Une des seules réponses possibles, même si elle peut apparaître dérisoire, au mal et aux souffrances qu'il engendre, dans un monde d'où Dieu est absent, c'est l'art, « l'artifice littéraire » qui selon le narrateur est ce qu'il y a de plus proche de l'expérience vécue. Ainsi, l'apaisement peut venir de l'écriture, et aussi de la contemplation d'un tableau du peintre régionaliste catalan Modest Urgell représentant le monastère de Sainte Marie de Gerri qui inspire et accompagne Adrià tout au long de sa vie.

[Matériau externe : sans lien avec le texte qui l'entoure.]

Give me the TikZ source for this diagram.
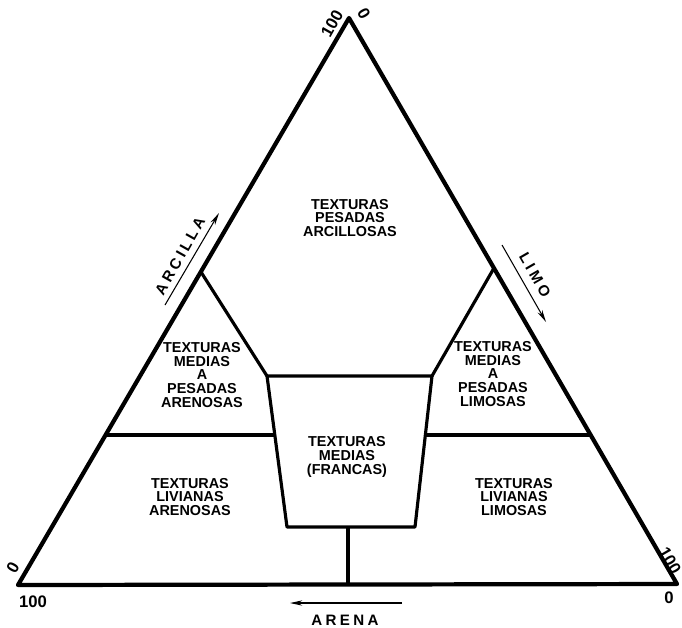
\documentclass[tikz,border=0pt]{standalone}
\usepackage{fontspec}
\setmainfont{Liberation Sans}
\usetikzlibrary{arrows.meta}
\begin{document}
\begin{tikzpicture}[x=0.02cm, y=-0.02cm,
        zone/.style={font=\bfseries\fontsize{8.2}{7.9}\selectfont, align=center, inner sep=0pt},
        num/.style={font=\bfseries\fontsize{9.5}{9.5}\selectfont, inner sep=0pt},
        axislabel/.style={font=\bfseries\fontsize{8.6}{8.6}\selectfont\addfontfeatures{LetterSpace=22}, inner sep=0pt},
        border/.style={line width=2.4pt, line join=round},
        divide/.style={line width=1.8pt, line join=round},
        axis/.style={line width=0.6pt, -{Stealth[length=7pt,width=3pt]}}]

    \useasboundingbox (0,0) rectangle (682,627);

    % Corners of the triangle
    \coordinate (apex) at (349,18);
    \coordinate (left) at (18,585);
    \coordinate (right) at (677,584);

    % Junctions of the inner lines
    \coordinate (lj) at (201,272);
    \coordinate (rj) at (494,268);
    \coordinate (tl) at (267,376);
    \coordinate (tr) at (432,376);
    \coordinate (br) at (415,527);
    \coordinate (bl) at (287,527);
    \coordinate (lh) at (106,435);
    \coordinate (lhe) at (275,435);
    \coordinate (rh) at (590,435);
    \coordinate (rhe) at (425,435);
    \coordinate (vt) at (348,527);
    \coordinate (vb) at (348,585);

    % Outer triangle
    \draw[border] (apex) -- (left) -- (right) -- cycle;

    % Inner boundaries
    \draw[divide] (lj) -- (tl) -- (tr) -- (rj);
    \draw[divide] (tl) -- (bl) -- (br) -- (tr);
    \draw[divide] (lh) -- (lhe);
    \draw[divide] (rhe) -- (rh);
    \draw[divide] (vt) -- (vb);

    % Zone labels
    \node[zone] (pesadas) at (350,218) {TEXTURAS\\PESADAS\\ARCILLOSAS};
    \node[zone] (mparenosas) at (202,375) {TEXTURAS\\MEDIAS\\A\\PESADAS\\ARENOSAS};
    \node[zone] (mplimosas) at (493,374) {TEXTURAS\\MEDIAS\\A\\PESADAS\\LIMOSAS};
    \node[zone] (francas) at (347,457) {TEXTURAS\\MEDIAS\\(FRANCAS)};
    \node[zone] (larenosas) at (190,497) {TEXTURAS\\LIVIANAS\\ARENOSAS};
    \node[zone] (llimosas) at (514,497) {TEXTURAS\\LIVIANAS\\LIMOSAS};

    % Axis arrows
    \coordinate (arcA) at (165,305);
    \coordinate (arcB) at (219,213);
    \draw[axis] (arcA) -- (arcB);
    \node[axislabel, rotate=60.7] (arcilla) at (180,256) {ARCILLA};

    \coordinate (limA) at (502,245);
    \coordinate (limB) at (546,322);
    \draw[axis] (limA) -- (limB);
    \node[axislabel, rotate=-60] (limo) at (535,275) {LIMO};

    \coordinate (areA) at (402,603);
    \coordinate (areB) at (290,603);
    \draw[axis] (areA) -- (areB);
    \node[axislabel] (arena) at (345,620) {ARENA};

    % Scale ends
    \node[num, rotate=60.7] (top100) at (332,24) {100};
    \node[num, rotate=-60] (top0) at (364,14) {0};
    \node[num, rotate=60.7] (left0) at (13,568) {0};
    \node[num] (left100) at (33,602) {100};
    \node[num, rotate=-60] (right100) at (670,561) {100};
    \node[num] (right0) at (669,598) {0};
\end{tikzpicture}
\end{document}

Ce billet est loin de rendre compte de la richesse et de la complexité d'un monument dont le titre original est Jo confesso. A mon tour de répéter « Confiteor, mea culpa » !

Marimile

Extrait :

Maman revint à la maison toute tremblante et, aussitôt la porte fermée, elle enleva son manteau noir sans avoir la force de l'accrocher : elle le laissa sur la banquette de l'entrée et alla dans sa chambre. Je l'entendis pleurer et jugeai préférable de ne pas me mêler de choses dont j'ignorais tout. Ensuite, elle parla un long moment avec Lola Xica dans la cuisine et je vis Lola Xica poser la main sur sa main et faire un geste comme pour l'encourager. J'ai mis des années à assembler à nouveau les pièces de cette image que je vois encore, comme un tableau de Hopper. Toute mon enfance à la maison est enregistrée dans ma tête comme des diapositives de peinture de Hopper, avec la même solitude poisseuse et mystérieuse. Et je m'y vois comme un des personnages assis sur un lit défait, avec un livre abandonné sur une chaise nue, ou regardant par la fenêtre ou assis à coté d'une table dégarnie, contemplant un mur vide. Parce qu'à la maison on réglait tout avec des chuchotements et le bruit le plus net qu'on pouvait entendre, à part mes exercices de portamento au violon, c'était quand maman mettait ses chaussures à talon pour sortir. Et si Hopper disait qu'il peignait parce qu'il ne pouvait pas dire ça avec des mots, moi j'écris parce que, bien que je le vois, je suis incapable de le peindre. Et je vois toujours les choses comme lui, à travers des fenêtres ou des portes mal fermées. Et ce que je ne savais pas, j'ai fini par le savoir. Et ce que je ne sais pas, je l'invente et c'est également vrai. Je sais que tu me comprendras et que tu me pardonneras.